- [Data extract]:
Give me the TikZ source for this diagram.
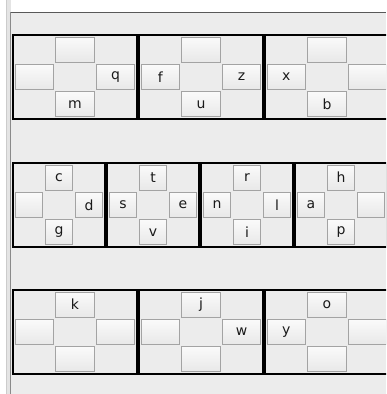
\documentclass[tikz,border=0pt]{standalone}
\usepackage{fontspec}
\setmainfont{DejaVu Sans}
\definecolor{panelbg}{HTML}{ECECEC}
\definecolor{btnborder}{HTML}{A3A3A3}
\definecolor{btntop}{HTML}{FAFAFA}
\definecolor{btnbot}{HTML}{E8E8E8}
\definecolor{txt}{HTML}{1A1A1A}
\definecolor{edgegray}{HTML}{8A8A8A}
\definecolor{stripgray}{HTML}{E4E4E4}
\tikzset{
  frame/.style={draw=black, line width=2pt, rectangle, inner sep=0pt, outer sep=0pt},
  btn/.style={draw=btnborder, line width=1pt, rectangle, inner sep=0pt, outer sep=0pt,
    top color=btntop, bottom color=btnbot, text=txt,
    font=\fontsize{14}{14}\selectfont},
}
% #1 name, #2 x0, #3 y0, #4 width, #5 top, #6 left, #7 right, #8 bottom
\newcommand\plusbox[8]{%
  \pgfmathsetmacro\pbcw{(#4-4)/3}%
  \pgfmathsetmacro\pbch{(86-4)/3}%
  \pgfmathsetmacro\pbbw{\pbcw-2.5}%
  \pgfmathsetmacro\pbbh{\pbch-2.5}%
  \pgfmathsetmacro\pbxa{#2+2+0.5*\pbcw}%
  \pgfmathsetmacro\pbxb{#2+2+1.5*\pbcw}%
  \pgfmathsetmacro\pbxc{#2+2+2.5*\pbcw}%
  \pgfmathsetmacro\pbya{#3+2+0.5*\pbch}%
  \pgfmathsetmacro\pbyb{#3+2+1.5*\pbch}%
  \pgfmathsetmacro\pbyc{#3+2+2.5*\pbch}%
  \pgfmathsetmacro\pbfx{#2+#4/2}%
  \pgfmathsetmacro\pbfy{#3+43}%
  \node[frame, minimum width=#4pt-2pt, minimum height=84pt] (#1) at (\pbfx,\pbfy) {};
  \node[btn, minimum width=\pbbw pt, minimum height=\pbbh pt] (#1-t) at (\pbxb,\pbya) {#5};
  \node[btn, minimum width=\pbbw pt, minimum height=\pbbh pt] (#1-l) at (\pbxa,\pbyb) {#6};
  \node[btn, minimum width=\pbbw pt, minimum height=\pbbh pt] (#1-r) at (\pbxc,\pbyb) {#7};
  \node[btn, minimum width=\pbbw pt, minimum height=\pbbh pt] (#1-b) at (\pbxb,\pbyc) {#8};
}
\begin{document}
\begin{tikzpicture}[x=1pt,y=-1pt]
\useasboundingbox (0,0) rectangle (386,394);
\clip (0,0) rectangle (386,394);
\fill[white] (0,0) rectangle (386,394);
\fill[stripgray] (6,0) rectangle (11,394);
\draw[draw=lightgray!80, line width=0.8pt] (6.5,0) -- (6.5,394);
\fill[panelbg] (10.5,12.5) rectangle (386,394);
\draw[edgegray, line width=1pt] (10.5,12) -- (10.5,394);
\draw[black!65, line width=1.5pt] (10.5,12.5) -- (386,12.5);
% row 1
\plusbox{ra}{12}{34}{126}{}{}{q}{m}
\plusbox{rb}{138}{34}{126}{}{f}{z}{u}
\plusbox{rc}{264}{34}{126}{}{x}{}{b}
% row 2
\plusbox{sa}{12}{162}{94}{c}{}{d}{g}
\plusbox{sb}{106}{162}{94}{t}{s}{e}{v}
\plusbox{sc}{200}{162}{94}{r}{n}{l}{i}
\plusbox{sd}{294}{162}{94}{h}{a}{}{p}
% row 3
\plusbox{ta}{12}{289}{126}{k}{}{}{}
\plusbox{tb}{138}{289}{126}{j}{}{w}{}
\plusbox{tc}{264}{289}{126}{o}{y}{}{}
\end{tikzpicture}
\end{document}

- [Short task]: Reproduce the material word for word, minus the images.

- [Answer for the task]:
Give me the TikZ source for this diagram.
\documentclass[tikz,border=0pt]{standalone}
\usepackage{fontspec}
\setmainfont{DejaVu Sans}
\definecolor{panelbg}{HTML}{ECECEC}
\definecolor{btnborder}{HTML}{A3A3A3}
\definecolor{btntop}{HTML}{FAFAFA}
\definecolor{btnbot}{HTML}{E8E8E8}
\definecolor{txt}{HTML}{1A1A1A}
\definecolor{edgegray}{HTML}{8A8A8A}
\definecolor{stripgray}{HTML}{E4E4E4}
\tikzset{
  frame/.style={draw=black, line width=2pt, rectangle, inner sep=0pt, outer sep=0pt},
  btn/.style={draw=btnborder, line width=1pt, rectangle, inner sep=0pt, outer sep=0pt,
    top color=btntop, bottom color=btnbot, text=txt,
    font=\fontsize{14}{14}\selectfont},
}
% #1 name, #2 x0, #3 y0, #4 width, #5 top, #6 left, #7 right, #8 bottom
\newcommand\plusbox[8]{%
  \pgfmathsetmacro\pbcw{(#4-4)/3}%
  \pgfmathsetmacro\pbch{(86-4)/3}%
  \pgfmathsetmacro\pbbw{\pbcw-2.5}%
  \pgfmathsetmacro\pbbh{\pbch-2.5}%
  \pgfmathsetmacro\pbxa{#2+2+0.5*\pbcw}%
  \pgfmathsetmacro\pbxb{#2+2+1.5*\pbcw}%
  \pgfmathsetmacro\pbxc{#2+2+2.5*\pbcw}%
  \pgfmathsetmacro\pbya{#3+2+0.5*\pbch}%
  \pgfmathsetmacro\pbyb{#3+2+1.5*\pbch}%
  \pgfmathsetmacro\pbyc{#3+2+2.5*\pbch}%
  \pgfmathsetmacro\pbfx{#2+#4/2}%
  \pgfmathsetmacro\pbfy{#3+43}%
  \node[frame, minimum width=#4pt-2pt, minimum height=84pt] (#1) at (\pbfx,\pbfy) {};
  \node[btn, minimum width=\pbbw pt, minimum height=\pbbh pt] (#1-t) at (\pbxb,\pbya) {#5};
  \node[btn, minimum width=\pbbw pt, minimum height=\pbbh pt] (#1-l) at (\pbxa,\pbyb) {#6};
  \node[btn, minimum width=\pbbw pt, minimum height=\pbbh pt] (#1-r) at (\pbxc,\pbyb) {#7};
  \node[btn, minimum width=\pbbw pt, minimum height=\pbbh pt] (#1-b) at (\pbxb,\pbyc) {#8};
}
\begin{document}
\begin{tikzpicture}[x=1pt,y=-1pt]
\useasboundingbox (0,0) rectangle (386,394);
\clip (0,0) rectangle (386,394);
\fill[white] (0,0) rectangle (386,394);
\fill[stripgray] (6,0) rectangle (11,394);
\draw[draw=lightgray!80, line width=0.8pt] (6.5,0) -- (6.5,394);
\fill[panelbg] (10.5,12.5) rectangle (386,394);
\draw[edgegray, line width=1pt] (10.5,12) -- (10.5,394);
\draw[black!65, line width=1.5pt] (10.5,12.5) -- (386,12.5);
% row 1
\plusbox{ra}{12}{34}{126}{}{}{q}{m}
\plusbox{rb}{138}{34}{126}{}{f}{z}{u}
\plusbox{rc}{264}{34}{126}{}{x}{}{b}
% row 2
\plusbox{sa}{12}{162}{94}{c}{}{d}{g}
\plusbox{sb}{106}{162}{94}{t}{s}{e}{v}
\plusbox{sc}{200}{162}{94}{r}{n}{l}{i}
\plusbox{sd}{294}{162}{94}{h}{a}{}{p}
% row 3
\plusbox{ta}{12}{289}{126}{k}{}{}{}
\plusbox{tb}{138}{289}{126}{j}{}{w}{}
\plusbox{tc}{264}{289}{126}{o}{y}{}{}
\end{tikzpicture}
\end{document}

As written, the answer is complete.